Extracted records:
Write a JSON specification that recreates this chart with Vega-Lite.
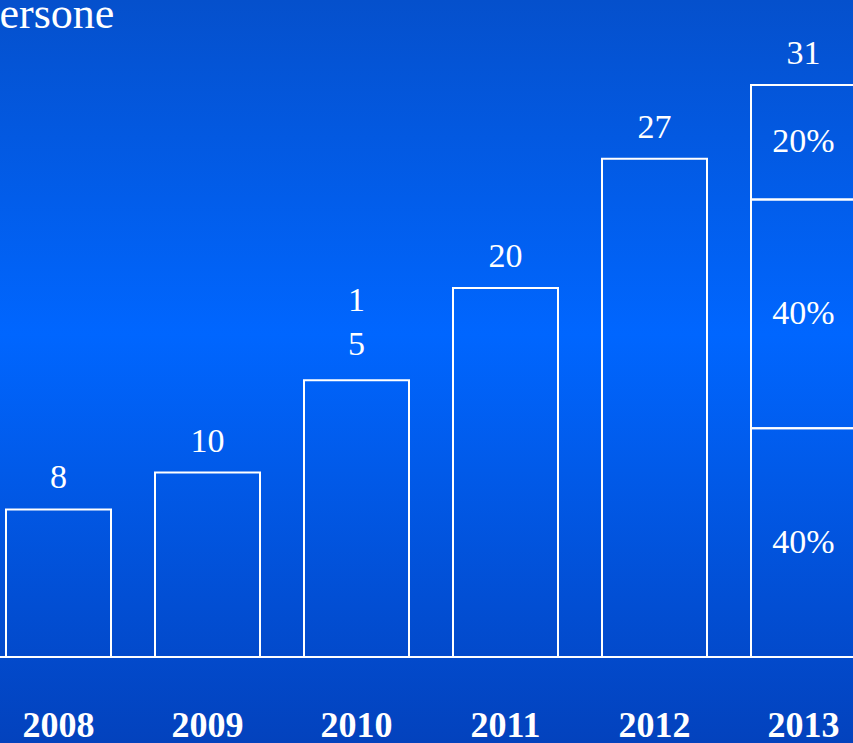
{
  "$schema": "https://vega.github.io/schema/vega-lite/v6.json",
  "width": 862,
  "height": 743,
  "autosize": {"type": "none"},
  "padding": 0,
  "background": "#0058e6",
  "title": {
    "text": "Persone",
    "anchor": "start",
    "frame": "group",
    "offset": -72,
    "dx": -25,
    "baseline": "alphabetic",
    "font": "Liberation Serif",
    "fontSize": 44,
    "fontWeight": "normal",
    "color": "white",
    "zindex": 1
  },
  "config": {
    "view": {
      "stroke": null,
      "fill": {
        "gradient": "linear",
        "x1": 0, "y1": 0, "x2": 0, "y2": 1,
        "stops": [
          {"offset": 0, "color": "#0550cc"},
          {"offset": 0.45, "color": "#0066ff"},
          {"offset": 1, "color": "#0342bd"}
        ]
      }
    }
  },
  "datasets": {
    "bars": [
      {"year": "2008", "part": 1, "share": "", "value": 8},
      {"year": "2009", "part": 1, "share": "", "value": 10},
      {"year": "2010", "part": 1, "share": "", "value": 15},
      {"year": "2011", "part": 1, "share": "", "value": 20},
      {"year": "2012", "part": 1, "share": "", "value": 27},
      {"year": "2013", "part": 1, "share": "40%", "value": 12.4},
      {"year": "2013", "part": 2, "share": "40%", "value": 12.4},
      {"year": "2013", "part": 3, "share": "20%", "value": 6.2}
    ],
    "totals": [
      {"year": "2008", "total": 8, "label": "8"},
      {"year": "2009", "total": 10, "label": "10"},
      {"year": "2010", "total": 15, "label": "1\n5"},
      {"year": "2011", "total": 20, "label": "20"},
      {"year": "2012", "total": 27, "label": "27"},
      {"year": "2013", "total": 31, "label": "31"}
    ]
  },
  "layer": [
    {
      "data": {"name": "totals"},
      "mark": {"type": "rule", "color": "white", "strokeWidth": 1.5, "opacity": 0.8},
      "encoding": {
        "y": {"datum": 0, "type": "quantitative", "scale": {"domain": [-4.66, 35.61], "nice": false, "zero": false}, "axis": null}
      }
    },
    {
      "data": {"name": "bars"},
      "mark": {"type": "bar", "fill": "transparent", "stroke": "white", "strokeWidth": 2},
      "encoding": {
        "x": {
          "field": "year", "type": "nominal",
          "scale": {"paddingInner": 0.2953, "paddingOuter": 0.0403},
          "axis": {
            "title": null, "orient": "bottom", "offset": -7, "domain": false, "ticks": false,
            "labelPadding": 0, "labelBaseline": "alphabetic", "labelAngle": 0,
            "labelFont": "Liberation Serif", "labelFontSize": 36, "labelFontWeight": "bold",
            "labelColor": "white", "grid": false
          }
        },
        "y": {"field": "value", "type": "quantitative", "stack": "zero", "scale": {"domain": [-4.66, 35.61], "nice": false, "zero": false}, "axis": null},
        "order": {"field": "part", "type": "quantitative"}
      }
    },
    {
      "data": {"name": "bars"},
      "transform": [
        {"filter": "datum.share != ''"},
        {"stack": "value", "groupby": ["year"], "sort": [{"field": "part"}], "as": ["v0", "v1"]},
        {"calculate": "(datum.v0 + datum.v1) / 2", "as": "mid"}
      ],
      "mark": {"type": "text", "font": "Liberation Serif", "fontSize": 34, "color": "white", "baseline": "middle"},
      "encoding": {
        "x": {"field": "year", "type": "nominal", "scale": {"paddingInner": 0.2953, "paddingOuter": 0.0403}},
        "y": {"field": "mid", "type": "quantitative", "scale": {"domain": [-4.66, 35.61], "nice": false, "zero": false}, "axis": null},
        "text": {"field": "share"}
      }
    },
    {
      "data": {"name": "totals"},
      "transform": [{"filter": "indexof(datum.label, '\\n') < 0"}],
      "mark": {"type": "text", "font": "Liberation Serif", "fontSize": 34, "color": "white", "baseline": "bottom", "dy": -14},
      "encoding": {
        "x": {"field": "year", "type": "nominal", "scale": {"paddingInner": 0.2953, "paddingOuter": 0.0403}},
        "y": {"field": "total", "type": "quantitative", "scale": {"domain": [-4.66, 35.61], "nice": false, "zero": false}, "axis": null},
        "text": {"field": "label"}
      }
    },
    {
      "data": {"name": "totals"},
      "transform": [{"filter": "indexof(datum.label, '\\n') >= 0"}],
      "mark": {"type": "text", "font": "Liberation Serif", "fontSize": 34, "color": "white", "baseline": "bottom", "dy": -62, "lineBreak": "\n", "lineHeight": 44},
      "encoding": {
        "x": {"field": "year", "type": "nominal", "scale": {"paddingInner": 0.2953, "paddingOuter": 0.0403}},
        "y": {"field": "total", "type": "quantitative", "scale": {"domain": [-4.66, 35.61], "nice": false, "zero": false}, "axis": null},
        "text": {"field": "label"}
      }
    }
  ]
}
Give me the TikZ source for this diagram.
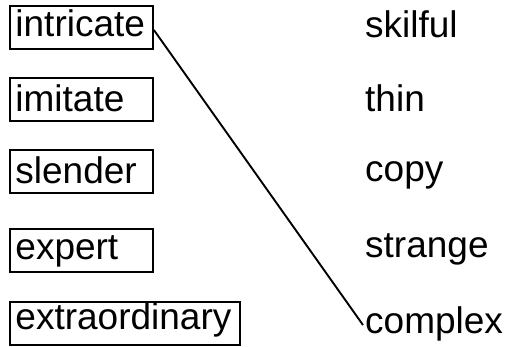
\documentclass[tikz,border=0pt]{standalone}
\usepackage{fontspec}
\setmainfont{Liberation Sans}
\newcommand{\lbox}[2]{\makebox[#1][l]{#2}}
\begin{document}
\begin{tikzpicture}[x=1pt,y=-1pt,
  wordfont/.style={font=\fontsize{37}{40}\selectfont},
  wordbox/.style={wordfont,draw,line width=1.9pt,anchor=north west,inner xsep=5.5pt,inner ysep=0pt,
    text height=#1,text depth=43pt-#1},
  wordbox/.default=31pt,
  answer/.style={wordfont,anchor=base west,inner sep=0pt},
  link/.style={line width=1.9pt}]
\useasboundingbox (0,0) rectangle (509,347);
\node[wordbox=31pt] (intricate) at (9,5) {\lbox{132pt}{intricate}};
\node[wordbox=34pt] (imitate) at (9,77) {\lbox{132pt}{imitate}};
\node[wordbox=34pt] (slender) at (9,149) {\lbox{132pt}{slender}};
\node[wordbox=31pt] (expert) at (9,228) {\lbox{132pt}{expert}};
\node[wordbox=28pt] (extraordinary) at (9,301) {\lbox{219pt}{extraordinary}};
\node[answer] (skilful) at (365,38) {skilful};
\node[answer] (thin) at (365,112) {thin};
\node[answer] (copy) at (365,182) {copy};
\node[answer] (strange) at (365,258) {strange};
\node[answer] (complex) at (365,334) {complex};
\coordinate (cend) at ([xshift=-2pt,yshift=9pt]complex.base west);
\draw[link] ([yshift=-25pt]intricate.north east) -- (cend);
\end{tikzpicture}
\end{document}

EXERCISE TASK:
In the records above, find the line with "Give me the TikZ source for this diagram." and copy from it through the last line exactly, without the pictures.

REPLY:
Give me the TikZ source for this diagram.
\documentclass[tikz,border=0pt]{standalone}
\usepackage{fontspec}
\setmainfont{Liberation Sans}
\newcommand{\lbox}[2]{\makebox[#1][l]{#2}}
\begin{document}
\begin{tikzpicture}[x=1pt,y=-1pt,
  wordfont/.style={font=\fontsize{37}{40}\selectfont},
  wordbox/.style={wordfont,draw,line width=1.9pt,anchor=north west,inner xsep=5.5pt,inner ysep=0pt,
    text height=#1,text depth=43pt-#1},
  wordbox/.default=31pt,
  answer/.style={wordfont,anchor=base west,inner sep=0pt},
  link/.style={line width=1.9pt}]
\useasboundingbox (0,0) rectangle (509,347);
\node[wordbox=31pt] (intricate) at (9,5) {\lbox{132pt}{intricate}};
\node[wordbox=34pt] (imitate) at (9,77) {\lbox{132pt}{imitate}};
\node[wordbox=34pt] (slender) at (9,149) {\lbox{132pt}{slender}};
\node[wordbox=31pt] (expert) at (9,228) {\lbox{132pt}{expert}};
\node[wordbox=28pt] (extraordinary) at (9,301) {\lbox{219pt}{extraordinary}};
\node[answer] (skilful) at (365,38) {skilful};
\node[answer] (thin) at (365,112) {thin};
\node[answer] (copy) at (365,182) {copy};
\node[answer] (strange) at (365,258) {strange};
\node[answer] (complex) at (365,334) {complex};
\coordinate (cend) at ([xshift=-2pt,yshift=9pt]complex.base west);
\draw[link] ([yshift=-25pt]intricate.north east) -- (cend);
\end{tikzpicture}
\end{document}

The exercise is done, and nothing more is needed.